[Directive]: Pick out every line in the data below that holds "this".

[Dataset rows]:
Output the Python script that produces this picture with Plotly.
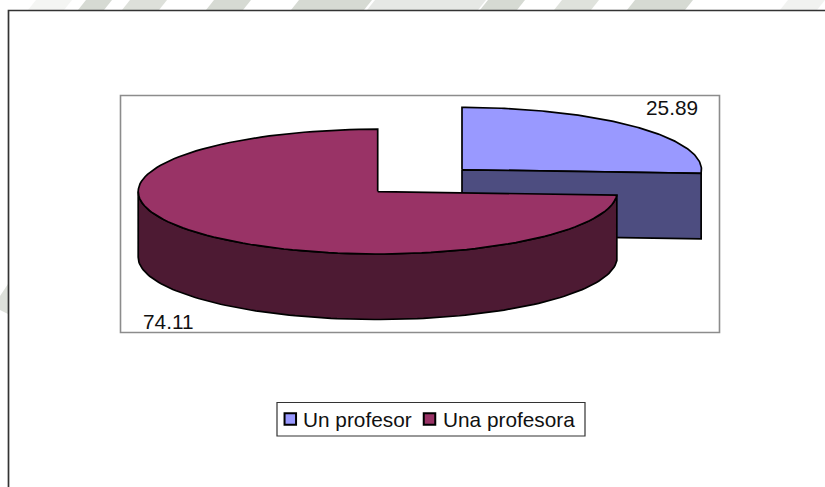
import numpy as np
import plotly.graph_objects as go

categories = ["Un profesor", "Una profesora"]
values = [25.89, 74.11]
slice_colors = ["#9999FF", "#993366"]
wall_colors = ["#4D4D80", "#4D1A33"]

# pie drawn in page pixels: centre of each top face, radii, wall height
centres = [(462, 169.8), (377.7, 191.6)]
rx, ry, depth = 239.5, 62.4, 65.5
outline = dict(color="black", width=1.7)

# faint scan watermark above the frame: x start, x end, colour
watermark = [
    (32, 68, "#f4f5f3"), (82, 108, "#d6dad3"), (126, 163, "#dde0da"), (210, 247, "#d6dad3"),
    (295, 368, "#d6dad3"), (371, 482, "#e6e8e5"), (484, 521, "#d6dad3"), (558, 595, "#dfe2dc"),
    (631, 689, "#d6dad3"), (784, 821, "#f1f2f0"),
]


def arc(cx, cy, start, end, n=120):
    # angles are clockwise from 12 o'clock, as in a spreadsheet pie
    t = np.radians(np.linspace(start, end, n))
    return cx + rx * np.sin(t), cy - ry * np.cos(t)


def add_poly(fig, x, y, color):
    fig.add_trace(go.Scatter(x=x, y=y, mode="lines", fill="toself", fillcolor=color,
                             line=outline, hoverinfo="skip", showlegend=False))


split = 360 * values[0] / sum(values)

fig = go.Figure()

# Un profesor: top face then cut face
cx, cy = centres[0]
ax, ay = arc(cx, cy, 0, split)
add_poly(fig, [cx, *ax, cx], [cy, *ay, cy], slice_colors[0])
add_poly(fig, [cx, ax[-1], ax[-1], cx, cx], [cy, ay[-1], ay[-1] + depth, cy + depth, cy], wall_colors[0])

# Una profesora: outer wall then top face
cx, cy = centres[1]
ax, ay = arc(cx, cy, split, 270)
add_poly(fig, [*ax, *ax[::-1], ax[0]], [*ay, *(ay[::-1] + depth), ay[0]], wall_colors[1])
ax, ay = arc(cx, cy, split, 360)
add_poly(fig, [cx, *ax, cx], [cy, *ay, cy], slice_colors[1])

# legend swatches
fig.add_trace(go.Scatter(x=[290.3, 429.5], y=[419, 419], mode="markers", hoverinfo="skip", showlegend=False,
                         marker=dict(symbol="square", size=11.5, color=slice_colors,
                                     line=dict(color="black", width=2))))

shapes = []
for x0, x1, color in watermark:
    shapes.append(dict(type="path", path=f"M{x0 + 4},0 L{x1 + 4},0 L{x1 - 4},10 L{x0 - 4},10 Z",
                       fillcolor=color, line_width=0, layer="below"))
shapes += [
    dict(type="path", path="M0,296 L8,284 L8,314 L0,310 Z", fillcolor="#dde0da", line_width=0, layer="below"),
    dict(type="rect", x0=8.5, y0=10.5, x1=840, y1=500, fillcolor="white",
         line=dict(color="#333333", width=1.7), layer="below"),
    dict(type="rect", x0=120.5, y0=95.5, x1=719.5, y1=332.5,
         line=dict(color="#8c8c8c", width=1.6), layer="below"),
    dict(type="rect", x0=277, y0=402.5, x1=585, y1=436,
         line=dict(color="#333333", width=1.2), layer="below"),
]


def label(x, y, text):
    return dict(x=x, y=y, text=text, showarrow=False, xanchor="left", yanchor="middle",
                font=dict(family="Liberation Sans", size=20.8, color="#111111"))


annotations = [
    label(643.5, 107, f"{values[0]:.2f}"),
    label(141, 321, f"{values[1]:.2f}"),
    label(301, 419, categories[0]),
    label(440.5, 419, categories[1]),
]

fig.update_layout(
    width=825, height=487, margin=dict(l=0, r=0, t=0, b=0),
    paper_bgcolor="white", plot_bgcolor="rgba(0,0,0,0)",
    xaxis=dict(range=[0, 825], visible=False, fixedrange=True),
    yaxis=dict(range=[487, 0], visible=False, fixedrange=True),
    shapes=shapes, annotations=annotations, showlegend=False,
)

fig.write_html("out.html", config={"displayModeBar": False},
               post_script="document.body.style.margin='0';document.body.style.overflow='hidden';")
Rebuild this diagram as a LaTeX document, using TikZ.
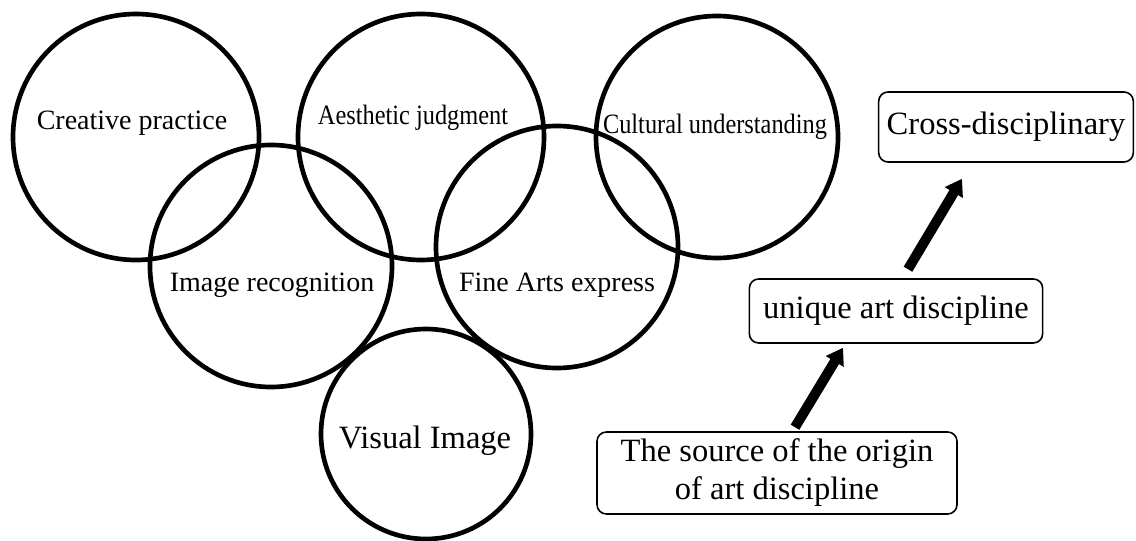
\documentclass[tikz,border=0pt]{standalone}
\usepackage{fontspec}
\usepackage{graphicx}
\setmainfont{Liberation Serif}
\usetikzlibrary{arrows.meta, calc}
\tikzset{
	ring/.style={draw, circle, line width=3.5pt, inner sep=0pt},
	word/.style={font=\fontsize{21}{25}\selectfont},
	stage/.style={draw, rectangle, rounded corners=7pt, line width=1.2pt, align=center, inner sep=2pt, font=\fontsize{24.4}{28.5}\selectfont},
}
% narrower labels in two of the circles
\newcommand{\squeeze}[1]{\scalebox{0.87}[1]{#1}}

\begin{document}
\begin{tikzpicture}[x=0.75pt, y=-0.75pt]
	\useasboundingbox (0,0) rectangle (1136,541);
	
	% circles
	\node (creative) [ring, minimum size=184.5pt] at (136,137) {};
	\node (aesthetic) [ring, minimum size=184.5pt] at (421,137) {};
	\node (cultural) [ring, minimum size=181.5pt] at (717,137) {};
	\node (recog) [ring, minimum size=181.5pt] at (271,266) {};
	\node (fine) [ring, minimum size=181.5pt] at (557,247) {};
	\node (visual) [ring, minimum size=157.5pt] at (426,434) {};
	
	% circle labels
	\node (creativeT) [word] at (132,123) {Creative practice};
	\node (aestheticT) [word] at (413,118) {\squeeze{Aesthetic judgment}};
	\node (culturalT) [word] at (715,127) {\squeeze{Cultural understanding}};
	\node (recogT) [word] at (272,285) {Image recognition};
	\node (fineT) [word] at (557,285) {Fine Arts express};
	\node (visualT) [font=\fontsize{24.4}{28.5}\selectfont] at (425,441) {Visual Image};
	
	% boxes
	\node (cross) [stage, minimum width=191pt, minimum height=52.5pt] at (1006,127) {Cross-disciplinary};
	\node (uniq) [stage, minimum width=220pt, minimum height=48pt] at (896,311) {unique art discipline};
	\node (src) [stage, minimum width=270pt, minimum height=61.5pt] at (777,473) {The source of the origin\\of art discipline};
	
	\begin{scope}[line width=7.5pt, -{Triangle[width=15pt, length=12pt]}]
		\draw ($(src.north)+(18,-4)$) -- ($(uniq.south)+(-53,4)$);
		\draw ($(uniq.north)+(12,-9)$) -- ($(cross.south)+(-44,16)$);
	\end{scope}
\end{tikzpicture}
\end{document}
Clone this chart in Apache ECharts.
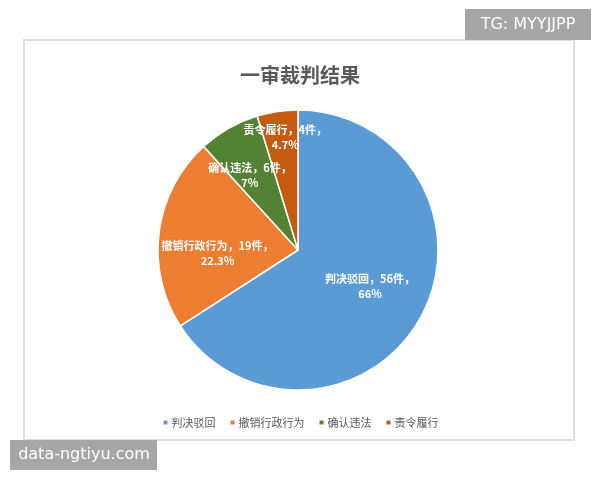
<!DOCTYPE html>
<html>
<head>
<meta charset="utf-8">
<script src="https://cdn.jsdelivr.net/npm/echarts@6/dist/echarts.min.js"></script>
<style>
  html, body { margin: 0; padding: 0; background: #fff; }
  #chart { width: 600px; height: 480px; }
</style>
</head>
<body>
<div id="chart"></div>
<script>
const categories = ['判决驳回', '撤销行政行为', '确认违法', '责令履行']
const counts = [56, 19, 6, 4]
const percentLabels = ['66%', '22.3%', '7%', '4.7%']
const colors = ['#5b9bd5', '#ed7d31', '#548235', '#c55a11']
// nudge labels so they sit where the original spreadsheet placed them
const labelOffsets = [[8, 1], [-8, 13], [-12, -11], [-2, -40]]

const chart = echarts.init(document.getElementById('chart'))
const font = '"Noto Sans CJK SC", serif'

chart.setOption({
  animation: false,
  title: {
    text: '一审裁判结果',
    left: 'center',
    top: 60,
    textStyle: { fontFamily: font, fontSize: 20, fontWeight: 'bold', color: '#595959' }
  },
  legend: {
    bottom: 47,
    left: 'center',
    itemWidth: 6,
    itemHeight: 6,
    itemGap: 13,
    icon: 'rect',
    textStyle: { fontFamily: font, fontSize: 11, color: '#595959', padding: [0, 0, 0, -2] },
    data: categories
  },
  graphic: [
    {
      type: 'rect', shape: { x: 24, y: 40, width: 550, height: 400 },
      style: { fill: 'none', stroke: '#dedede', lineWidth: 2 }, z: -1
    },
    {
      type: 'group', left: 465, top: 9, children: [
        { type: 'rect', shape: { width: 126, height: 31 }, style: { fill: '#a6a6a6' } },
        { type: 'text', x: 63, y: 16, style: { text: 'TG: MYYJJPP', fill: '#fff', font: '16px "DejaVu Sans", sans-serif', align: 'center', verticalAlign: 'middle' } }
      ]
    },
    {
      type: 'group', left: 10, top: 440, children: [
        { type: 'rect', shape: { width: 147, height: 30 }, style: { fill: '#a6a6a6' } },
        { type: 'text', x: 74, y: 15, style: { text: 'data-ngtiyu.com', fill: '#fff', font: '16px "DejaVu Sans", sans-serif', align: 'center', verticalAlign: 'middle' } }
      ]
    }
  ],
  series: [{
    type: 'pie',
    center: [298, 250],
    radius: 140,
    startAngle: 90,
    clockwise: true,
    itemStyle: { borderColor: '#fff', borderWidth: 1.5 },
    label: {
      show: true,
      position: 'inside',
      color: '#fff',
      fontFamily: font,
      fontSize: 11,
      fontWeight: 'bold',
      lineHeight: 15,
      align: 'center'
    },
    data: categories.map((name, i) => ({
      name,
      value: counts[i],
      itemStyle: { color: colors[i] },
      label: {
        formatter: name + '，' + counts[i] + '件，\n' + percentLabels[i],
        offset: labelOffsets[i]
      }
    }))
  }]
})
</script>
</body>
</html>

[Task response]:
Output the Python script that produces this picture with Plotly.
Rebuild this diagram as a LaTeX document, using TikZ.
Clone this chart in Apache ECharts.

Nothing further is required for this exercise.